* _Set exercise_:
Leave out the pictures and repeat the data exactly.

* _Given data_:

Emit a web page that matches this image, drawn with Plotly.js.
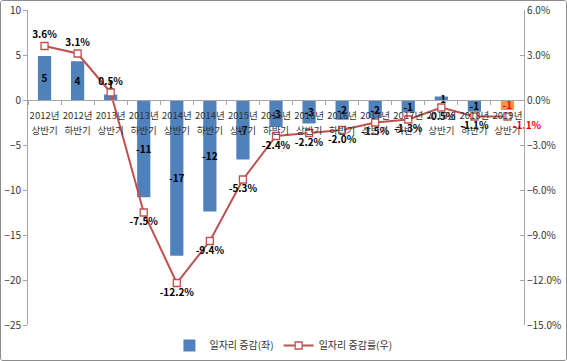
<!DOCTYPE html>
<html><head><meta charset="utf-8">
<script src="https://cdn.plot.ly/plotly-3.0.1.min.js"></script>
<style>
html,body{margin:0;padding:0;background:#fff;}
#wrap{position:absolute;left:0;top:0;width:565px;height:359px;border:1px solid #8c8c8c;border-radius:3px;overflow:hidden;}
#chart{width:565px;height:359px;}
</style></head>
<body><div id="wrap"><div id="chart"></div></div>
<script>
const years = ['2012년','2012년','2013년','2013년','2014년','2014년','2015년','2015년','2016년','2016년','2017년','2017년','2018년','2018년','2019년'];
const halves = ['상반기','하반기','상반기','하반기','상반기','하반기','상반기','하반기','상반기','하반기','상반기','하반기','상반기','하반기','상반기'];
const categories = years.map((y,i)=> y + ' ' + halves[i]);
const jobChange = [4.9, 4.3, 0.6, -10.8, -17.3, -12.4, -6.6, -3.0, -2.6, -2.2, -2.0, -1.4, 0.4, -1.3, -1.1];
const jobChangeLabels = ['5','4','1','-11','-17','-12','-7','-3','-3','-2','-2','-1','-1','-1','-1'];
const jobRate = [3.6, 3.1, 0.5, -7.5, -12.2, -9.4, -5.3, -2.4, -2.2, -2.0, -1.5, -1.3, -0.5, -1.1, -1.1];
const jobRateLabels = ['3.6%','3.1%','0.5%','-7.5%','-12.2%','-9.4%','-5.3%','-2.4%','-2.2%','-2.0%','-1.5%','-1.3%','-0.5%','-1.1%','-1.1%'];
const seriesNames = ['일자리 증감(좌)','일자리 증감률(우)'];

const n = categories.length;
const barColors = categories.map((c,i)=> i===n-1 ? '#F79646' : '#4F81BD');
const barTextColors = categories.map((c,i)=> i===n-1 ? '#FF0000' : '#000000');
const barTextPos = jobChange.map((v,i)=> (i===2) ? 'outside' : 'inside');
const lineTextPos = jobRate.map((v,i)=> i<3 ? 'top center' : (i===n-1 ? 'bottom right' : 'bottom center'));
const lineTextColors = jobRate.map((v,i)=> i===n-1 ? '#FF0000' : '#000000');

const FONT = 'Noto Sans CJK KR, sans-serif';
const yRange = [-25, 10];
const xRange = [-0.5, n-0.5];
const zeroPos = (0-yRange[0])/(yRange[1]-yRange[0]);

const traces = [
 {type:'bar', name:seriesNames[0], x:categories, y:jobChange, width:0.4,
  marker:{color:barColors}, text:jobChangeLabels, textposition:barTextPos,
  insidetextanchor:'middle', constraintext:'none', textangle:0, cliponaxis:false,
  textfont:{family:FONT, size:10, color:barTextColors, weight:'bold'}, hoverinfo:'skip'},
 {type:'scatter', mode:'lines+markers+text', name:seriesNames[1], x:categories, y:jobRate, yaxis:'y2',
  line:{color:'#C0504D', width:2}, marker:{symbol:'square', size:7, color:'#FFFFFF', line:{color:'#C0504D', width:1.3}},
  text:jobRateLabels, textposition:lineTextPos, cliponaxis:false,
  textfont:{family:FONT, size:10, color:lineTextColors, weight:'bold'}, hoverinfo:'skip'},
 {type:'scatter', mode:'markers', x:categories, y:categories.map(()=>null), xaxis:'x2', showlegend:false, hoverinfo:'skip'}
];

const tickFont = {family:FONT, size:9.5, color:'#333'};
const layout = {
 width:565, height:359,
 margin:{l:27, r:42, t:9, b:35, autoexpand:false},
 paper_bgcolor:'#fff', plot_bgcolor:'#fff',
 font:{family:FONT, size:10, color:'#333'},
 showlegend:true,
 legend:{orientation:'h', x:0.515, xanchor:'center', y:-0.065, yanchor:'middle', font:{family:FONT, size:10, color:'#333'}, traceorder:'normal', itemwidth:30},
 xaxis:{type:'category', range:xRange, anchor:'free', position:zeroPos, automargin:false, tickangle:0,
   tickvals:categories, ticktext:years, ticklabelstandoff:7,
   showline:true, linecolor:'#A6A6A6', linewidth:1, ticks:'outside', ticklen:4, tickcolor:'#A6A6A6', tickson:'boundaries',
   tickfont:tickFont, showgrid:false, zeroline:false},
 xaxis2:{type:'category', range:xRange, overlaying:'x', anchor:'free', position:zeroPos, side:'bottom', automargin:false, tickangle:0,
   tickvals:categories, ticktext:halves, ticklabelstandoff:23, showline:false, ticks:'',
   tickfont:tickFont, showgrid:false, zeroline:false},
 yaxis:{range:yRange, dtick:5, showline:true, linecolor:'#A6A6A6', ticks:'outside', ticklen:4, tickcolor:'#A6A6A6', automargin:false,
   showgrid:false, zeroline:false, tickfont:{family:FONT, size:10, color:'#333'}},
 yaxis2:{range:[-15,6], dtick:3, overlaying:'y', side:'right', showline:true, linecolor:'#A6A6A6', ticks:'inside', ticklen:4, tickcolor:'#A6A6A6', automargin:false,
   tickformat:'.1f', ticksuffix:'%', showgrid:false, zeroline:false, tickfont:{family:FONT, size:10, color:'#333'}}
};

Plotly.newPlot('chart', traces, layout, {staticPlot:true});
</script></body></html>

* _Exercise response_:
Emit a web page that matches this image, drawn with Plotly.js.
<!DOCTYPE html>
<html><head><meta charset="utf-8">
<script src="https://cdn.plot.ly/plotly-3.0.1.min.js"></script>
<style>
html,body{margin:0;padding:0;background:#fff;}
#wrap{position:absolute;left:0;top:0;width:565px;height:359px;border:1px solid #8c8c8c;border-radius:3px;overflow:hidden;}
#chart{width:565px;height:359px;}
</style></head>
<body><div id="wrap"><div id="chart"></div></div>
<script>
const years = ['2012년','2012년','2013년','2013년','2014년','2014년','2015년','2015년','2016년','2016년','2017년','2017년','2018년','2018년','2019년'];
const halves = ['상반기','하반기','상반기','하반기','상반기','하반기','상반기','하반기','상반기','하반기','상반기','하반기','상반기','하반기','상반기'];
const categories = years.map((y,i)=> y + ' ' + halves[i]);
const jobChange = [4.9, 4.3, 0.6, -10.8, -17.3, -12.4, -6.6, -3.0, -2.6, -2.2, -2.0, -1.4, 0.4, -1.3, -1.1];
const jobChangeLabels = ['5','4','1','-11','-17','-12','-7','-3','-3','-2','-2','-1','-1','-1','-1'];
const jobRate = [3.6, 3.1, 0.5, -7.5, -12.2, -9.4, -5.3, -2.4, -2.2, -2.0, -1.5, -1.3, -0.5, -1.1, -1.1];
const jobRateLabels = ['3.6%','3.1%','0.5%','-7.5%','-12.2%','-9.4%','-5.3%','-2.4%','-2.2%','-2.0%','-1.5%','-1.3%','-0.5%','-1.1%','-1.1%'];
const seriesNames = ['일자리 증감(좌)','일자리 증감률(우)'];

const n = categories.length;
const barColors = categories.map((c,i)=> i===n-1 ? '#F79646' : '#4F81BD');
const barTextColors = categories.map((c,i)=> i===n-1 ? '#FF0000' : '#000000');
const barTextPos = jobChange.map((v,i)=> (i===2) ? 'outside' : 'inside');
const lineTextPos = jobRate.map((v,i)=> i<3 ? 'top center' : (i===n-1 ? 'bottom right' : 'bottom center'));
const lineTextColors = jobRate.map((v,i)=> i===n-1 ? '#FF0000' : '#000000');

const FONT = 'Noto Sans CJK KR, sans-serif';
const yRange = [-25, 10];
const xRange = [-0.5, n-0.5];
const zeroPos = (0-yRange[0])/(yRange[1]-yRange[0]);

const traces = [
 {type:'bar', name:seriesNames[0], x:categories, y:jobChange, width:0.4,
  marker:{color:barColors}, text:jobChangeLabels, textposition:barTextPos,
  insidetextanchor:'middle', constraintext:'none', textangle:0, cliponaxis:false,
  textfont:{family:FONT, size:10, color:barTextColors, weight:'bold'}, hoverinfo:'skip'},
 {type:'scatter', mode:'lines+markers+text', name:seriesNames[1], x:categories, y:jobRate, yaxis:'y2',
  line:{color:'#C0504D', width:2}, marker:{symbol:'square', size:7, color:'#FFFFFF', line:{color:'#C0504D', width:1.3}},
  text:jobRateLabels, textposition:lineTextPos, cliponaxis:false,
  textfont:{family:FONT, size:10, color:lineTextColors, weight:'bold'}, hoverinfo:'skip'},
 {type:'scatter', mode:'markers', x:categories, y:categories.map(()=>null), xaxis:'x2', showlegend:false, hoverinfo:'skip'}
];

const tickFont = {family:FONT, size:9.5, color:'#333'};
const layout = {
 width:565, height:359,
 margin:{l:27, r:42, t:9, b:35, autoexpand:false},
 paper_bgcolor:'#fff', plot_bgcolor:'#fff',
 font:{family:FONT, size:10, color:'#333'},
 showlegend:true,
 legend:{orientation:'h', x:0.515, xanchor:'center', y:-0.065, yanchor:'middle', font:{family:FONT, size:10, color:'#333'}, traceorder:'normal', itemwidth:30},
 xaxis:{type:'category', range:xRange, anchor:'free', position:zeroPos, automargin:false, tickangle:0,
   tickvals:categories, ticktext:years, ticklabelstandoff:7,
   showline:true, linecolor:'#A6A6A6', linewidth:1, ticks:'outside', ticklen:4, tickcolor:'#A6A6A6', tickson:'boundaries',
   tickfont:tickFont, showgrid:false, zeroline:false},
 xaxis2:{type:'category', range:xRange, overlaying:'x', anchor:'free', position:zeroPos, side:'bottom', automargin:false, tickangle:0,
   tickvals:categories, ticktext:halves, ticklabelstandoff:23, showline:false, ticks:'',
   tickfont:tickFont, showgrid:false, zeroline:false},
 yaxis:{range:yRange, dtick:5, showline:true, linecolor:'#A6A6A6', ticks:'outside', ticklen:4, tickcolor:'#A6A6A6', automargin:false,
   showgrid:false, zeroline:false, tickfont:{family:FONT, size:10, color:'#333'}},
 yaxis2:{range:[-15,6], dtick:3, overlaying:'y', side:'right', showline:true, linecolor:'#A6A6A6', ticks:'inside', ticklen:4, tickcolor:'#A6A6A6', automargin:false,
   tickformat:'.1f', ticksuffix:'%', showgrid:false, zeroline:false, tickfont:{family:FONT, size:10, color:'#333'}}
};

Plotly.newPlot('chart', traces, layout, {staticPlot:true});
</script></body></html>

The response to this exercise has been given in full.